W3_L07
MK models of molecular evolution
MK models of molecular evolution
Before starting you should have an aligned & filtered MSA! you can find some here
For all ML analyses we will use IQ-TREE. Some of the greates advantages of this software are:
- It can do almost everything (take a look at the manual).
- Each analysis can be highly customizable.
- Really faster compared to other softwares.
- Very easy to run as you want (if you study a bit the manual).
For a quick-and-dirty Model Selection on an MSA we can just type:
iqtree2 -s data/example_alignements/N0.HOG0000096.ref.aln -m TESTONLY
You can see that it instantly prints some usefull stats which reconnect to concepts we stubled upon earlier - parsimony-informative sites! Some other are new, like distinct patterns, which refers to the unique configurations of nucleotides or amino acids observed across all sequences at specific alignment positions. The test performed here indicates no significant compositional heterogeneity among the sequences, this is somethin which we will get back to in the lesson on biases.
Alignment most likely contains protein sequences
WARNING: 2 sites contain only gaps or ambiguous characters.
Alignment has 8 sequences with 503 columns, 358 distinct patterns
109 parsimony-informative, 220 singleton sites, 174 constant sites
Gap/Ambiguity Composition p-value
1 A_granulata 23.06% passed 100.00%
2 B_glabrata 24.85% passed 99.23%
3 C_virginica 23.06% passed 99.90%
4 H_robusta 9.34% passed 66.99%
5 L_gigantea 22.86% passed 100.00%
6 O_bimaculoides 24.85% passed 98.19%
7 P_fucata 30.82% passed 99.82%
8 S_constricta 24.06% passed 99.88%
**** TOTAL 22.86% 0 sequences failed composition chi2 test (p-value<5%; df=19)
You can appreciate from what is shown in the standard outpout that the ptogram is doing a tree before model selection! And it does use both parsimony and likelihood ... However, when the models started to be tested, and by now you should have a grasp of what the text here means!
No. Model -LnL df AIC AICc BIC
1 LG 4783.673 13 9593.346 9594.090 9648.214
2 LG+I 4762.582 14 9553.164 9554.025 9612.252
3 LG+G4 4730.778 14 9489.556 9490.416 9548.644
4 LG+I+G4 4731.634 15 9493.267 9494.253 9556.576
7 LG+F+G4 4680.996 33 9427.992 9432.777 9567.272
8 LG+F+I+G4 4681.699 34 9431.398 9436.484 9574.898
The -m TESTONLY word stands for standard model selection, which tells IQ-TREE to perform ModelFinder without taking into consideration FreeRate model (look at them here. You should just add -m MF flag to compute a full Model Selection): this tool computes the log-likelihoods of an initial parsimony tree for many different models and the Akaike information criterion (AIC), corrected Akaike information criterion (AICc), and the Bayesian information criterion (BIC).

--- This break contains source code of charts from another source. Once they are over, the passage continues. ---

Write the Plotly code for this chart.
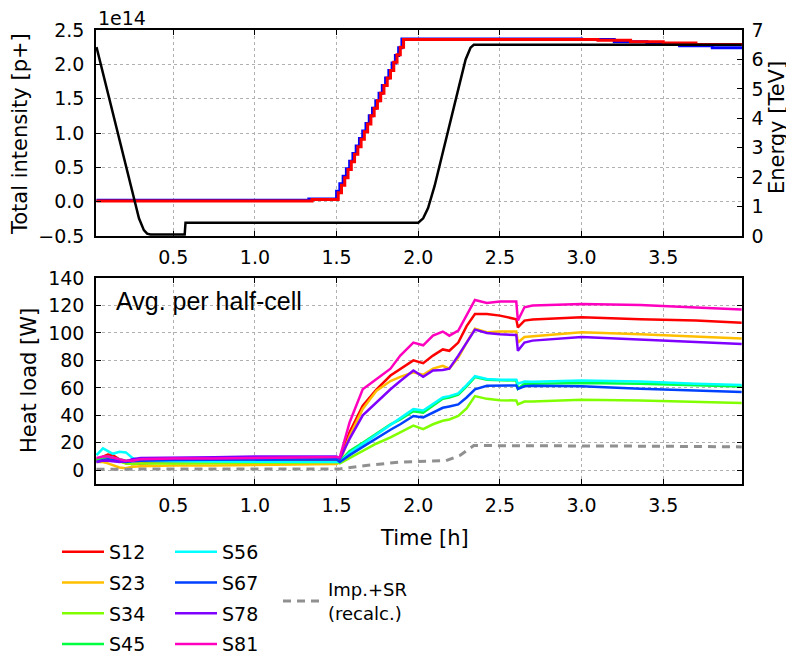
import plotly.graph_objects as go

# ---------------- data ----------------
# Top panel: total intensity (units of 1e14 p+) and beam energy (TeV)
t_b1 = [0.03, 1.33, 1.50, 1.52, 1.54, 1.56, 1.58, 1.60, 1.62, 1.64, 1.66, 1.68, 1.70,
        1.72, 1.74, 1.76, 1.78, 1.80, 1.82, 1.84, 1.86, 1.88, 1.90,
        3.00, 3.20, 3.40, 3.60, 3.80, 3.98]
int_b1 = [0.02, 0.04, 0.15, 0.26, 0.37, 0.48, 0.59, 0.70, 0.81, 0.92, 1.03, 1.14, 1.25,
          1.36, 1.47, 1.58, 1.69, 1.80, 1.91, 2.02, 2.13, 2.24, 2.37,
          2.36, 2.33, 2.30, 2.27, 2.24, 2.22]

t_b2 = [0.03, 1.35, 1.51, 1.53, 1.55, 1.57, 1.59, 1.61, 1.63, 1.65, 1.67, 1.69, 1.71,
        1.73, 1.75, 1.77, 1.79, 1.81, 1.83, 1.85, 1.87, 1.89, 1.91,
        3.10, 3.30, 3.50, 3.70, 3.98]
int_b2 = [0.01, 0.03, 0.13, 0.24, 0.35, 0.47, 0.58, 0.69, 0.80, 0.91, 1.02, 1.13, 1.25,
          1.36, 1.47, 1.58, 1.69, 1.80, 1.91, 2.03, 2.14, 2.25, 2.36,
          2.35, 2.33, 2.31, 2.29, 2.27]

t_energy = [0.03, 0.29, 0.32, 0.34, 0.36, 0.57, 0.575, 2.00, 2.03, 2.06, 2.10, 2.15,
            2.20, 2.25, 2.29, 2.32, 2.34, 3.98]
energy = [6.42, 0.6, 0.2, 0.08, 0.05, 0.05, 0.45, 0.45, 0.6, 0.95, 1.7, 2.8,
          3.95, 5.1, 6.0, 6.4, 6.5, 6.5]

# Bottom panel: heat load per half-cell (W)
t_hl = [0.03, 0.07, 0.10, 0.13, 0.17, 0.21, 0.25, 0.30, 0.50, 0.75, 1.00, 1.25, 1.50,
        1.52, 1.58, 1.66, 1.745, 1.83, 1.89, 1.97, 2.03, 2.09, 2.15, 2.19, 2.245,
        2.296, 2.347, 2.42, 2.50, 2.60, 2.61, 2.65, 2.70, 3.00, 3.36, 3.70, 3.98]

S12 = [7, 10, 11.5, 11, 8, 5, 4.5, 5, 6, 6.5, 7, 7, 7.5,
       8.8, 27.8, 47, 59, 69, 74, 80, 78, 83.5, 88, 87, 93,
       105, 113.8, 113.8, 112.6, 110, 104, 109, 109.7, 111.4, 110, 109, 107.5]
S23 = [6, 6, 5, 3.5, 2, 1.5, 2.5, 3, 3.5, 3.5, 4, 4, 4.5,
       6, 25, 44.7, 58, 65, 68, 71.4, 69.5, 74, 76, 74, 82,
       93, 103, 100.5, 101, 101, 93, 97, 97.5, 100.5, 99, 97.5, 96]
S34 = [7, 8.5, 9, 8, 6.5, 5, 4.5, 5, 5, 5.5, 5.5, 5.5, 6,
       5, 9, 14, 19.5, 24, 27.5, 32.5, 30, 33.5, 36, 37, 39.5,
       45, 54, 52, 51, 50.8, 48, 50, 50, 51.3, 50.8, 50, 49]
S45 = [8, 9.5, 10, 9, 8, 7, 7, 7.5, 8, 8, 8, 8.5, 8.5,
       6.5, 14, 20, 27, 33.5, 37, 43, 42, 47, 52, 53, 55,
       61, 67.8, 66, 65.5, 65.3, 59.3, 63, 63, 63.6, 63, 62, 61]
S56 = [11, 16, 14, 12, 13.5, 13, 9, 7, 6.5, 6.5, 6.5, 6, 6,
       6, 12.5, 19, 26, 33, 38, 44.5, 43.5, 48.4, 53, 54, 56,
       62, 68.5, 66.5, 66, 66, 63, 64.6, 64.5, 65.3, 64.6, 63, 62]
S67 = [6, 7.5, 8, 7.5, 7, 6, 6.5, 7, 7.5, 7.5, 8, 8, 8,
       6, 11, 17, 23.5, 29.5, 33.5, 39.5, 38.5, 42, 45.5, 46.5, 48,
       53, 59, 61.5, 61.7, 61.7, 59.3, 61.2, 61.5, 61.2, 59.3, 58, 57]
S78 = [6, 7, 7, 6.5, 6, 6.5, 8, 9, 9, 9.5, 10, 10, 10,
       8.4, 23, 40, 49.6, 59, 65, 72.6, 68, 72.6, 73, 74, 83.5,
       93, 102.4, 100, 99, 98.5, 87, 93, 94.4, 97, 95, 93.5, 92]
S81 = [9, 10, 10, 9, 8, 7, 7, 8, 8.5, 8.5, 9, 9, 9.5,
       9.6, 35, 59, 66.5, 74, 83.5, 93, 91, 98, 101, 98, 101.7,
       112.6, 124, 121.8, 122.8, 122.8, 109, 118.7, 120, 121, 120.4, 118.5, 117]

t_imp = [0.03, 0.5, 1.0, 1.50, 1.52, 1.68, 1.89, 2.17, 2.255, 2.34, 2.60, 3.0, 3.5, 3.98]
imp_sr = [0.8, 0.8, 0.8, 0.8, 1.0, 3.5, 6, 7, 10.8, 18, 18, 18, 17.5, 17]

sector_names = ["S12", "S23", "S34", "S45", "S56", "S67", "S78", "S81"]
sector_values = [S12, S23, S34, S45, S56, S67, S78, S81]
sector_colors = ["#ff0000", "#ffbf00", "#80ff00", "#00ff40",
                 "#00ffff", "#0040ff", "#8000ff", "#ff00bf"]

# ---------------- figure ----------------
W, H = 786, 654
ML, MR, MT, MB = 96, 44, 30, 170
ph = H - MT - MB
pw = W - ML - MR
top_dom = [(484 - 236) / ph, 1.0]
bot_dom = [0.0, (484 - 278) / ph]


def px_x(px):
    return (px - ML) / pw


def px_y(py):
    return (H - MB - py) / ph


FONT = "DejaVu Sans"
TICKF = dict(family=FONT, size=19, color="black")
TITLEF = dict(family=FONT, size=21, color="black")

fig = go.Figure()

fig.add_trace(go.Scatter(x=t_b1, y=int_b1, mode="lines", line=dict(color="#0000ff", width=3, shape="hv"),
                         xaxis="x", yaxis="y", showlegend=False))
fig.add_trace(go.Scatter(x=t_b2, y=int_b2, mode="lines", line=dict(color="#ff0000", width=3, shape="hv"),
                         xaxis="x", yaxis="y", showlegend=False))
fig.add_trace(go.Scatter(x=t_energy, y=energy, mode="lines", line=dict(color="black", width=2.5),
                         xaxis="x", yaxis="y2", showlegend=False))

for i, (name, vals, col) in enumerate(zip(sector_names, sector_values, sector_colors)):
    fig.add_trace(go.Scatter(x=t_hl, y=vals, mode="lines", name=name,
                             line=dict(color=col, width=2.5),
                             xaxis="x2", yaxis="y3",
                             legend="legend" if i < 4 else "legend2",
                             legendgroup=name))

fig.add_trace(go.Scatter(x=t_imp, y=imp_sr, mode="lines", name="Imp.+SR<br>(recalc.)",
                         line=dict(color="#909090", width=3, dash="8px,6px"),
                         xaxis="x2", yaxis="y3", legend="legend3"))

axis_common = dict(showline=True, linecolor="black", linewidth=1.5, ticks="inside",
                   ticklen=5, tickcolor="black", tickfont=TICKF, zeroline=False,
                   showgrid=True, gridcolor="#b0b0b0", griddash="dot", gridwidth=1,
                   automargin=False)

LEGF = dict(family=FONT, size=19, color="black")
xr = [0.027, 3.982]
fig.update_layout(
    width=W, height=H,
    margin=dict(l=ML, r=MR, t=MT, b=MB, autoexpand=False),
    paper_bgcolor="white", plot_bgcolor="white",
    font=dict(family=FONT, color="black"),
    xaxis=dict(domain=[0, 1], anchor="y", range=xr, dtick=0.5, tick0=0, tickformat=".1f",
               mirror="ticks", ticklabelstandoff=3, **axis_common),
    yaxis=dict(domain=top_dom, anchor="x", range=[-0.5, 2.5], dtick=0.5, tick0=0,
               tickformat=".1f", mirror=True, ticklabelstandoff=6, **axis_common),
    yaxis2=dict(overlaying="y", side="right", anchor="x", range=[0, 7], dtick=1,
                showline=True, linecolor="black", linewidth=1.5, ticks="inside", ticklen=5,
                tickcolor="black", tickfont=TICKF, showgrid=False, zeroline=False,
                ticklabelstandoff=4, automargin=False),
    xaxis2=dict(domain=[0, 1], anchor="y3", range=xr, dtick=0.5, tick0=0, tickformat=".1f",
                mirror="ticks", ticklabelstandoff=3, **axis_common),
    yaxis3=dict(domain=bot_dom, anchor="x2", range=[-10, 140], dtick=20, tick0=0,
                mirror="ticks", ticklabelstandoff=6, **axis_common),
    legend=dict(xref="container", yref="container", x=57 / W, y=(H - 533) / H,
                xanchor="left", yanchor="top", bgcolor="rgba(0,0,0,0)",
                font=LEGF, tracegroupgap=3, itemwidth=42),
    legend2=dict(xref="container", yref="container", x=170 / W, y=(H - 533) / H,
                 xanchor="left", yanchor="top", bgcolor="rgba(0,0,0,0)",
                 font=LEGF, tracegroupgap=3, itemwidth=42),
    legend3=dict(xref="container", yref="container", x=278 / W, y=(H - 571) / H,
                 xanchor="left", yanchor="top", bgcolor="rgba(0,0,0,0)",
                 font=dict(family=FONT, size=18, color="black"), itemwidth=40),
    annotations=[
        dict(text="Total intensity [p+]", xref="paper", yref="paper", x=px_x(20), y=px_y(134),
             xanchor="center", yanchor="middle", textangle=-90, showarrow=False, font=TITLEF),
        dict(text="Energy [TeV]", xref="paper", yref="paper", x=px_x(777), y=px_y(128),
             xanchor="center", yanchor="middle", textangle=-90, showarrow=False, font=TITLEF),
        dict(text="Heat load [W]", xref="paper", yref="paper", x=px_x(29), y=px_y(381),
             xanchor="center", yanchor="middle", textangle=-90, showarrow=False, font=TITLEF),
        dict(text="Time [h]", xref="paper", yref="paper", x=px_x(424), y=px_y(538),
             xanchor="center", yanchor="middle", showarrow=False, font=TITLEF),
        dict(text="1e14", xref="paper", yref="paper", x=0, y=px_y(18), xanchor="left",
             yanchor="middle", showarrow=False, font=dict(family=FONT, size=19, color="black")),
        dict(text="Avg. per half-cell", xref="paper", yref="paper", x=px_x(114),
             y=px_y(301), xanchor="left", yanchor="middle", showarrow=False,
             font=dict(family="Liberation Sans, Arial", size=25, color="black")),
        dict(text="Arcs", xref="paper", yref="paper", x=px_x(515),
             y=px_y(6), xanchor="center", yanchor="bottom", showarrow=False,
             font=dict(family=FONT, size=21, color="black")),
    ],
)

# remove the default 8px page margin so the figure fills the window exactly
fig.write_html("out.html", config={"displayModeBar": False},
               post_script="document.body.style.margin='0';")
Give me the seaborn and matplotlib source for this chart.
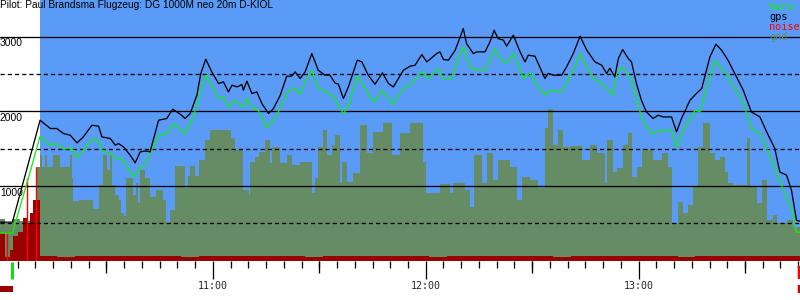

Then ModelFinder chooses the model that minimizes the BIC score (you can also change to AIC or AICc by adding the option -AIC or -AICc, respectively)
The output are:
- ...ckp.gz: checkpoint file.
- ...iqtree: summary human readble file.
- ...log: log file.
- ...model.gz computer readble result file.
- ...treefile Tree used for ModelFinder.
Let's have a look at the iqtree summary file, where we can find a lot of usefull informations:
cat data/example_alignements/N0.HOG0000096.ref.aln.iqtree
-
Q.insect: This denotes a user-defined or empirical amino acid substitution matrix obtained from insect sequences. It is expected to better represent the evolutionary patterns of particular groups, but they are just numbers. Do not be surprise when Q.plant is your best model for an animal!
-
+F: This component indicates that the model incorporates empirical amino acid frequencies, calculated directly from the provided alignment data. Alternatives are: +FQ = equal base frequencies; +FO = optimized base frequencies by maximum-likelihood.
-
+G4: This signifies the use of a discrete Gamma distribution with four rate categories to model rate heterogeneity across sites.Additionally: +I allows for a proportion of invariable sites and +R is the FreeRate model that generalizes the +G model by relaxing the assumption of Gamma-distributed rates.
The -m flag can also specify a model name to use during the analyses, which can be a priori specified by the user (here's a list of models implemented in ModelFinder). Usually this is done to save computational time when the best-fit model has been already pre-computed.
Quiz!
- Is JTT or LG a better model for our alignement?
- Here you can find a nucleotide alignement ... can you tell me the probability of A↔C?!?